How long before your powermeter sleeps?

pbassred
pbassred Posts: 208
I just installed a 4iiii. You wake it up by rotating the crank. The same as the others I guess. How long after you ride before it sleeps. If I stop at a coffee shop or to adjust something or fix a flat, would I need to wake it and re-calibrate?

Comments

  • courtmed
    courtmed Posts: 164
    A quick search found this -
    PRECISION automatically detects rotation. Activate PRECISION by rotating the crank a few times. For
    your information, PRECISION will enter sleep mode two minutes after not detecting any rotation.

    Whether it's worth re-calibrating it after a few minutes I don't know though. How are you finding it generally?
  • pbassred
    pbassred Posts: 208
    Thank you I missed that.
    It went on last night, so the flippant answer is "I found it under my foot" . Seriously, its my first PM so I have nothing to compare it to. Initially I had difficulty registering it as a cadence device and gave up, but then a number came up on my Garmin so I guess that registering it as power does both jobs. I only need it to give me an indication. I'm not comparing my self to others so as long as it is stable its fine for me.
    The battery door looks a little too flimsy (again nothing to compare it to) and I would have preferred it to be recessed a little - maybe with a coin slot. Its on a cyclocross bike so it might get a thump or 2. I might over wrap it.

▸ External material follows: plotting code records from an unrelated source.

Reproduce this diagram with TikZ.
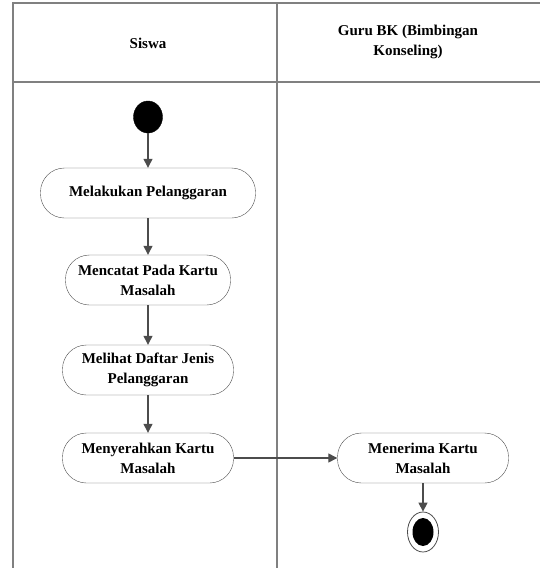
\documentclass[tikz,border=0pt]{standalone}
\usepackage{fontspec}
\setmainfont{Liberation Serif}
\usetikzlibrary{arrows.meta,shapes.geometric}
\tikzset{
  act/.style={draw=black!70, rounded corners=24pt, minimum height=50pt, align=center, font=\bfseries\fontsize{15}{20}\selectfont, inner sep=2pt},
  flow/.style={draw=black!70, line width=1.3pt, -{Triangle[length=9pt,width=9pt]}},
  lane/.style={draw=black!50, line width=1.2pt}
}
\begin{document}
\begin{tikzpicture}[x=1pt, y=-1pt]
  \useasboundingbox (0,0) rectangle (540,568);
  % swimlanes
  \draw[lane] (13,568) -- (13,3) -- (540,3);
  \draw[lane] (277,3) -- (277,568);
  \draw[lane] (13,82) -- (540,82);
  \node[font=\bfseries\fontsize{15}{20}\selectfont] (siswa) at (148,43) {Siswa};
  \node[font=\bfseries\fontsize{15}{20}\selectfont, align=center] (guru) at (408,42) {Guru BK (Bimbingan\\Konseling)};
  % nodes
  \node[draw, fill=black, ellipse, minimum width=29pt, minimum height=32pt, inner sep=0pt] (start) at (148,117) {};
  \node[act, minimum width=215pt] (a1) at (148,193) {Melakukan Pelanggaran};
  \node[act, minimum width=165pt] (a2) at (148,280) {Mencatat Pada Kartu\\Masalah};
  \node[act, minimum width=171pt] (a3) at (148,370) {Melihat Daftar Jenis\\Pelanggaran};
  \node[act, minimum width=171pt] (a4) at (148,458) {Menyerahkan Kartu\\Masalah};
  \node[act, minimum width=171pt] (b1) at (423,458) {Menerima Kartu\\Masalah};
  \node[draw=black!70, thick, ellipse, minimum width=31pt, minimum height=40pt, inner sep=0pt] (stop) at (423,532) {};
  \node[fill=black, ellipse, minimum width=21pt, minimum height=28pt, inner sep=0pt] (stopin) at (stop) {};
  % arrows
  \draw[flow] (start) -- (a1);
  \draw[flow] (a1) -- (a2);
  \draw[flow] (a2) -- (a3);
  \draw[flow] (a3) -- (a4);
  \draw[flow] (a4) -- (b1);
  \draw[flow] (b1) -- (stop);
\end{tikzpicture}
\end{document}
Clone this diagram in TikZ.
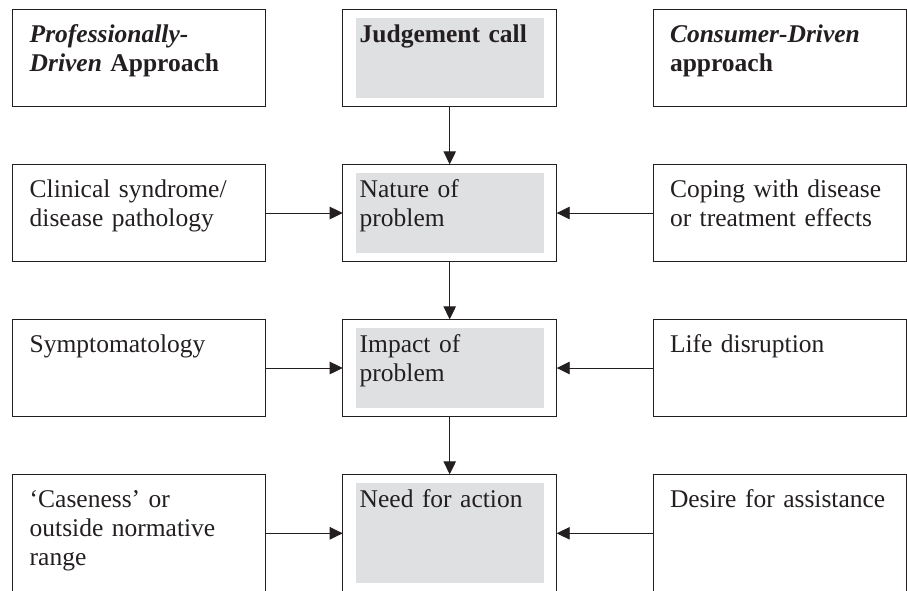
\documentclass[tikz,border=0pt]{standalone}
\usepackage{fontspec}
\setmainfont{Liberation Serif}
\usepackage{tikz}
\usetikzlibrary{positioning,arrows.meta}
\definecolor{ink}{RGB}{35,31,32}
\definecolor{panelgray}{RGB}{223,224,226}

\begin{document}
\begin{tikzpicture}[
    node distance=57.6pt,
    font=\fontsize{25.5pt}{29pt}\selectfont,
    box/.style={rectangle, draw=ink, line width=0.9pt, text=ink, align=left, outer sep=0pt,
        inner xsep=17pt, inner ysep=9pt, text height=24pt, text depth=55.4pt},
    side/.style={box, text width=219pt},
    centre/.style={box, text width=180pt,
        path picture={\fill[panelgray] ([shift={(13pt,-9pt)}]path picture bounding box.north west)
            rectangle ([shift={(-13pt,9pt)}]path picture bounding box.south east);}},
    tall/.style={text depth=76pt},
    flow/.style={-{Triangle[length=13pt,width=12.5pt]}, line width=0.9pt, draw=ink}
]
    \useasboundingbox (0,0) rectangle (907pt,-590pt);
    \fill[white] (0,0) rectangle (907pt,-590pt);
    \clip (0,0) rectangle (907pt,-590pt);

    % Header row
    \node[side, anchor=north west] (prof) at (12.7pt,-9.3pt)
        {\textbf{\textit{Professionally-}}\\\textbf{\textit{Driven} Approach}};
    \node[centre, right=77pt of prof] (judge) {\textbf{Judgement call}};
    \node[side, right=96.3pt of judge] (cons)
        {\textbf{\textit{Consumer-Driven}}\\\textbf{approach}};

    % Nature of problem
    \node[side, below=of prof] (clin) {Clinical syndrome/\\disease pathology};
    \node[centre, below=of judge] (nature) {Nature of\\problem};
    \node[side, below=of cons] (coping) {Coping with disease\\or treatment effects};

    % Impact of problem
    \node[side, below=of clin] (symp) {Symptomatology};
    \node[centre, below=of nature] (impact) {Impact of\\problem};
    \node[side, below=of coping] (life) {Life disruption};

    % Need for action (runs off the bottom)
    \node[side, tall, below=of symp] (case) {`Caseness' or\\outside normative\\range};
    \node[centre, tall, below=of impact] (need) {Need for action};
    \node[side, tall, below=of life] (desire) {Desire for assistance};

    % Edges
    \draw[flow] (judge) -- (nature);
    \draw[flow] (nature) -- (impact);
    \draw[flow] (impact) -- (need);
    \draw[flow] (clin) -- (nature);
    \draw[flow] (coping) -- (nature);
    \draw[flow] (symp) -- (impact);
    \draw[flow] (life) -- (impact);
    \draw[flow] (case) -- (need);
    \draw[flow] (desire) -- (need);
\end{tikzpicture}
\end{document}
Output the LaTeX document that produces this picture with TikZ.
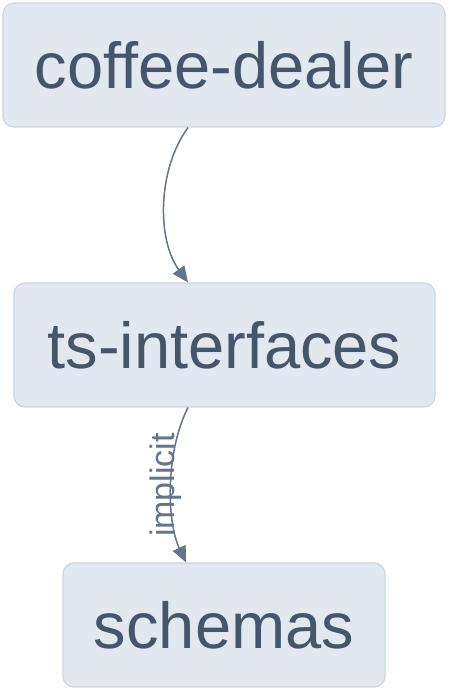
\documentclass[tikz,border=0pt]{standalone}
\usepackage{fontspec}
\setmainfont{Liberation Sans}
\usetikzlibrary{arrows.meta}
\definecolor{boxfill}{HTML}{E2E8F0}
\definecolor{boxline}{HTML}{CBD5E1}
\definecolor{boxtext}{HTML}{475569}
\definecolor{edgecol}{HTML}{64748B}
\tikzset{
  pkg/.style={draw=boxline, line width=1.2pt, fill=boxfill, rounded corners=11pt,
    minimum height=124pt, inner sep=0pt, text=boxtext,
    font=\fontsize{65}{72}\selectfont},
  edge/.style={draw=edgecol, line width=1.5pt, -{Triangle[length=16pt,width=14pt]}},
  elabel/.style={text=edgecol, font=\fontsize{34}{38}\selectfont, rotate=90, inner sep=0pt}
}
\begin{document}
\begin{tikzpicture}[x=1pt,y=1pt]
\useasboundingbox (0,0) rectangle (450,-690);
\node[pkg, minimum width=442pt] (cd) at (224,-65) {coffee-dealer};
\node[pkg, minimum width=421pt] (ts) at (224.5,-345) {ts-interfaces};
\node[pkg, minimum width=322pt] (sc) at (224,-625) {schemas};
\draw[edge] ([xshift=-36pt]cd.south) .. controls (157,-170) and (157,-240) .. ([xshift=-36.5pt]ts.north);
\draw[edge] ([xshift=-36.5pt]ts.south) .. controls (166,-450) and (166,-520) .. ([xshift=-38pt]sc.north);
\node[elabel] (lbl) at (165.5,-485) {implicit};
\end{tikzpicture}
\end{document}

    Exactly what does re-calibration it do? I mean, its calibrated. Is it for temperature change? Temperature can change weather I stop or not. (see what I did there?).
  • Calibration is an often misunderstood term when it comes to power meters.

    Calibration is a means by which you can validate a power meter is correctly measuring applied torque or force at different loads. The result of such calibration defines the "slope" value for that meter or in other words, how many units the meter registers per Nm of torque applied or per N of force applied. Some power meters enable you to check such things and only two models (SRM & Quarq) enable you to adjust that slope value if needed.

    What most people (and many power meter suppliers) mistakenly call calibration is really a check of the torque (or force) reading when no torque or force is being applied. This is zeroing the meter, checking it reads zero when there is no torque or force being applied. this is a necessary but insufficient condition to validate the calibration accuracy of the meter.

    Zeroing the meter is akin to making sure your bathroom scales read zero when there is no weight on them. Checking calibration is akin to checking the zero as well as making sure that when you put 50kg on the scale, the scales read 50kg.

    So what most call calibration is in fact a setting of torque zero or setting of the zero offset value. It matters but isn't the whole story.